** BEGIN Dataset excerpt **

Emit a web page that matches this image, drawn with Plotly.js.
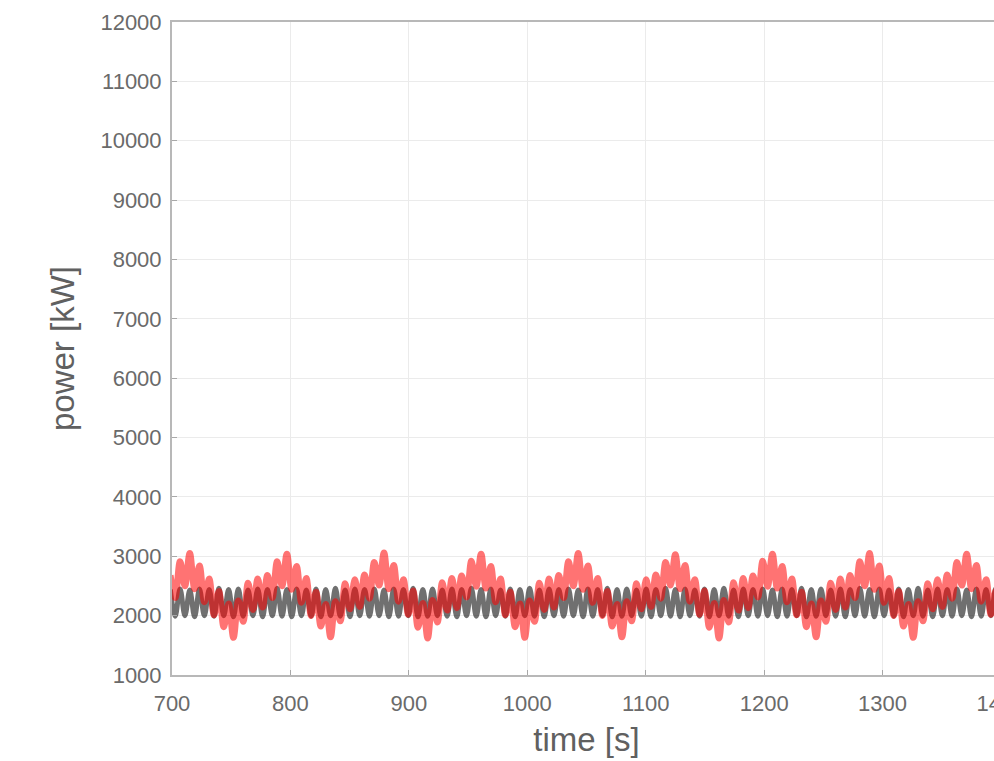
<!DOCTYPE html>
<html>
<head>
<meta charset="utf-8">
<script src="https://cdn.plot.ly/plotly-3.0.1.min.js"></script>
<style>
  html, body { margin: 0; padding: 0; background: #fff; overflow: hidden; }
  #chart { width: 1040px; height: 761px; }
</style>
</head>
<body>
<div id="chart"></div>
<script>
// Sampling of both power signals (s): first sample time and spacing
const TIME_START = 698.6;
const TIME_STEP = 4.1;

// Reference power [kW], sampled at its oscillation extremes
const basePower = [
  2440, 1990, 2450, 2000, 2430, 1980, 2450, 2000, 2440, 1990,
  2460, 2000, 2440, 1980, 2450, 1990, 2430, 2000, 2450, 1980,
  2440, 2000, 2460, 1990, 2440, 1980, 2450, 2000, 2430, 1990,
  2450, 1980, 2440, 2000, 2460, 1990, 2430, 1980, 2450, 2000,
  2440, 1990, 2450, 2000, 2430, 1980, 2450, 1990, 2440, 2000,
  2460, 1980, 2440, 1990, 2450, 2000, 2430, 1990, 2450, 1980,
  2440, 2000, 2460, 1990, 2440, 1980, 2450, 2000, 2430, 1990,
  2450, 1980, 2440, 2000, 2460, 1990, 2430, 1980, 2450, 2000,
  2440, 1990, 2450, 2000, 2430, 1980, 2450, 1990, 2440, 2000,
  2460, 1980, 2440, 1990, 2450, 2000, 2430, 1990, 2450, 1980,
  2440, 2000, 2460, 1990, 2440, 1980, 2450, 2000, 2430, 1990,
  2450, 1980, 2440, 2000, 2460, 1990, 2430, 1980, 2450, 2000,
  2440, 1990, 2450, 2000, 2430, 1980, 2450, 1990, 2440, 2000,
  2460, 1980, 2440, 1990, 2450, 2000, 2430, 1990, 2450, 1980,
  2440, 2000, 2460, 1990, 2440, 1980, 2450, 2000, 2430, 1990,
  2450, 1980, 2440, 2000, 2460, 1990, 2430, 1980, 2450, 2000,
  2440, 1990, 2450, 2000, 2430, 1980, 2450, 1990, 2440, 2000,
  2460, 1980, 2440, 1990, 2450
];

// Controlled power [kW], same sampling; one line per ~82 s swing
const redPower = [
  2680, 2300, 2910, 2500,
  3050, 2450, 2840, 2230, 2620, 2010, 2410, 1810, 2200, 1630, 2250, 1900, 2550, 2100, 2620, 2140, 2680, 2300, 2910, 2500,
  3040, 2440, 2830, 2220, 2630, 2000, 2400, 1820, 2190, 1640, 2240, 1910, 2540, 2110, 2610, 2150, 2690, 2290, 2900, 2510,
  3060, 2450, 2850, 2240, 2610, 2020, 2420, 1800, 2210, 1620, 2260, 1890, 2560, 2090, 2630, 2130, 2670, 2310, 2920, 2490,
  3040, 2460, 2830, 2230, 2620, 2010, 2400, 1810, 2200, 1630, 2250, 1900, 2550, 2100, 2620, 2140, 2680, 2300, 2910, 2500,
  3050, 2440, 2840, 2220, 2630, 2000, 2410, 1820, 2190, 1640, 2240, 1910, 2540, 2110, 2610, 2150, 2690, 2290, 2900, 2510,
  3030, 2450, 2850, 2240, 2610, 2020, 2420, 1800, 2210, 1620, 2260, 1890, 2560, 2090, 2630, 2130, 2670, 2310, 2920, 2490,
  3040, 2460, 2830, 2230, 2620, 2010, 2400, 1810, 2200, 1640, 2250, 1900, 2550, 2100, 2620, 2140, 2680, 2300, 2910, 2500,
  3050, 2440, 2840, 2220, 2630, 2000, 2410, 1820, 2190, 1630, 2240, 1910, 2540, 2110, 2610, 2150, 2690, 2290, 2900, 2510,
  3040, 2450, 2850, 2240, 2610, 2020, 2420, 1800, 2210, 1620, 2260
];

const X_RANGE = [700, 1400];
const Y_RANGE = [1000, 12000];

const FONT = 'Liberation Sans, Arial, Helvetica, sans-serif';

const traces = [
  {
    type: 'scatter', mode: 'lines',
    x0: TIME_START, dx: TIME_STEP, y: basePower,
    line: { color: 'rgba(25,25,25,0.62)', width: 5, shape: 'spline', smoothing: 1 },
    hoverinfo: 'skip', showlegend: false
  },
  {
    type: 'scatter', mode: 'lines',
    x0: TIME_START, dx: TIME_STEP, y: redPower,
    line: { color: 'rgba(255,0,0,0.55)', width: 6.5, shape: 'spline', smoothing: 1 },
    hoverinfo: 'skip', showlegend: false
  }
];

const axisCommon = {
  showgrid: true, gridcolor: '#ebebeb', gridwidth: 1,
  zeroline: false,
  showline: true, linecolor: '#b8b8b8', linewidth: 2, mirror: true,
  ticks: 'inside', ticklen: 5, tickcolor: '#a8a8a8', tickwidth: 1,
  tickformat: 'd',
  tickfont: { family: FONT, size: 22, color: '#6a6a6a' }
};

const layout = {
  width: 1040, height: 761,
  margin: { l: 172, r: 39, t: 22, b: 86 },
  paper_bgcolor: '#ffffff', plot_bgcolor: '#ffffff',
  showlegend: false,
  xaxis: Object.assign({}, axisCommon, {
    range: X_RANGE, tick0: 700, dtick: 100,
    ticklabelstandoff: 8,
    title: { text: 'time [s]', font: { family: FONT, size: 33, color: '#606060' }, standoff: 12 }
  }),
  yaxis: Object.assign({}, axisCommon, {
    range: Y_RANGE, tick0: 1000, dtick: 1000,
    ticklabelstandoff: 4,
    title: { text: 'power [kW]', font: { family: FONT, size: 33, color: '#606060' }, standoff: 16 }
  })
};

Plotly.newPlot('chart', traces, layout, { staticPlot: true, displayModeBar: false });
</script>
</body>
</html>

** END Dataset excerpt **

Write out the full listing verbatim, excluding its pictures.

Emit a web page that matches this image, drawn with Plotly.js.
<!DOCTYPE html>
<html>
<head>
<meta charset="utf-8">
<script src="https://cdn.plot.ly/plotly-3.0.1.min.js"></script>
<style>
  html, body { margin: 0; padding: 0; background: #fff; overflow: hidden; }
  #chart { width: 1040px; height: 761px; }
</style>
</head>
<body>
<div id="chart"></div>
<script>
// Sampling of both power signals (s): first sample time and spacing
const TIME_START = 698.6;
const TIME_STEP = 4.1;

// Reference power [kW], sampled at its oscillation extremes
const basePower = [
  2440, 1990, 2450, 2000, 2430, 1980, 2450, 2000, 2440, 1990,
  2460, 2000, 2440, 1980, 2450, 1990, 2430, 2000, 2450, 1980,
  2440, 2000, 2460, 1990, 2440, 1980, 2450, 2000, 2430, 1990,
  2450, 1980, 2440, 2000, 2460, 1990, 2430, 1980, 2450, 2000,
  2440, 1990, 2450, 2000, 2430, 1980, 2450, 1990, 2440, 2000,
  2460, 1980, 2440, 1990, 2450, 2000, 2430, 1990, 2450, 1980,
  2440, 2000, 2460, 1990, 2440, 1980, 2450, 2000, 2430, 1990,
  2450, 1980, 2440, 2000, 2460, 1990, 2430, 1980, 2450, 2000,
  2440, 1990, 2450, 2000, 2430, 1980, 2450, 1990, 2440, 2000,
  2460, 1980, 2440, 1990, 2450, 2000, 2430, 1990, 2450, 1980,
  2440, 2000, 2460, 1990, 2440, 1980, 2450, 2000, 2430, 1990,
  2450, 1980, 2440, 2000, 2460, 1990, 2430, 1980, 2450, 2000,
  2440, 1990, 2450, 2000, 2430, 1980, 2450, 1990, 2440, 2000,
  2460, 1980, 2440, 1990, 2450, 2000, 2430, 1990, 2450, 1980,
  2440, 2000, 2460, 1990, 2440, 1980, 2450, 2000, 2430, 1990,
  2450, 1980, 2440, 2000, 2460, 1990, 2430, 1980, 2450, 2000,
  2440, 1990, 2450, 2000, 2430, 1980, 2450, 1990, 2440, 2000,
  2460, 1980, 2440, 1990, 2450
];

// Controlled power [kW], same sampling; one line per ~82 s swing
const redPower = [
  2680, 2300, 2910, 2500,
  3050, 2450, 2840, 2230, 2620, 2010, 2410, 1810, 2200, 1630, 2250, 1900, 2550, 2100, 2620, 2140, 2680, 2300, 2910, 2500,
  3040, 2440, 2830, 2220, 2630, 2000, 2400, 1820, 2190, 1640, 2240, 1910, 2540, 2110, 2610, 2150, 2690, 2290, 2900, 2510,
  3060, 2450, 2850, 2240, 2610, 2020, 2420, 1800, 2210, 1620, 2260, 1890, 2560, 2090, 2630, 2130, 2670, 2310, 2920, 2490,
  3040, 2460, 2830, 2230, 2620, 2010, 2400, 1810, 2200, 1630, 2250, 1900, 2550, 2100, 2620, 2140, 2680, 2300, 2910, 2500,
  3050, 2440, 2840, 2220, 2630, 2000, 2410, 1820, 2190, 1640, 2240, 1910, 2540, 2110, 2610, 2150, 2690, 2290, 2900, 2510,
  3030, 2450, 2850, 2240, 2610, 2020, 2420, 1800, 2210, 1620, 2260, 1890, 2560, 2090, 2630, 2130, 2670, 2310, 2920, 2490,
  3040, 2460, 2830, 2230, 2620, 2010, 2400, 1810, 2200, 1640, 2250, 1900, 2550, 2100, 2620, 2140, 2680, 2300, 2910, 2500,
  3050, 2440, 2840, 2220, 2630, 2000, 2410, 1820, 2190, 1630, 2240, 1910, 2540, 2110, 2610, 2150, 2690, 2290, 2900, 2510,
  3040, 2450, 2850, 2240, 2610, 2020, 2420, 1800, 2210, 1620, 2260
];

const X_RANGE = [700, 1400];
const Y_RANGE = [1000, 12000];

const FONT = 'Liberation Sans, Arial, Helvetica, sans-serif';

const traces = [
  {
    type: 'scatter', mode: 'lines',
    x0: TIME_START, dx: TIME_STEP, y: basePower,
    line: { color: 'rgba(25,25,25,0.62)', width: 5, shape: 'spline', smoothing: 1 },
    hoverinfo: 'skip', showlegend: false
  },
  {
    type: 'scatter', mode: 'lines',
    x0: TIME_START, dx: TIME_STEP, y: redPower,
    line: { color: 'rgba(255,0,0,0.55)', width: 6.5, shape: 'spline', smoothing: 1 },
    hoverinfo: 'skip', showlegend: false
  }
];

const axisCommon = {
  showgrid: true, gridcolor: '#ebebeb', gridwidth: 1,
  zeroline: false,
  showline: true, linecolor: '#b8b8b8', linewidth: 2, mirror: true,
  ticks: 'inside', ticklen: 5, tickcolor: '#a8a8a8', tickwidth: 1,
  tickformat: 'd',
  tickfont: { family: FONT, size: 22, color: '#6a6a6a' }
};

const layout = {
  width: 1040, height: 761,
  margin: { l: 172, r: 39, t: 22, b: 86 },
  paper_bgcolor: '#ffffff', plot_bgcolor: '#ffffff',
  showlegend: false,
  xaxis: Object.assign({}, axisCommon, {
    range: X_RANGE, tick0: 700, dtick: 100,
    ticklabelstandoff: 8,
    title: { text: 'time [s]', font: { family: FONT, size: 33, color: '#606060' }, standoff: 12 }
  }),
  yaxis: Object.assign({}, axisCommon, {
    range: Y_RANGE, tick0: 1000, dtick: 1000,
    ticklabelstandoff: 4,
    title: { text: 'power [kW]', font: { family: FONT, size: 33, color: '#606060' }, standoff: 16 }
  })
};

Plotly.newPlot('chart', traces, layout, { staticPlot: true, displayModeBar: false });
</script>
</body>
</html>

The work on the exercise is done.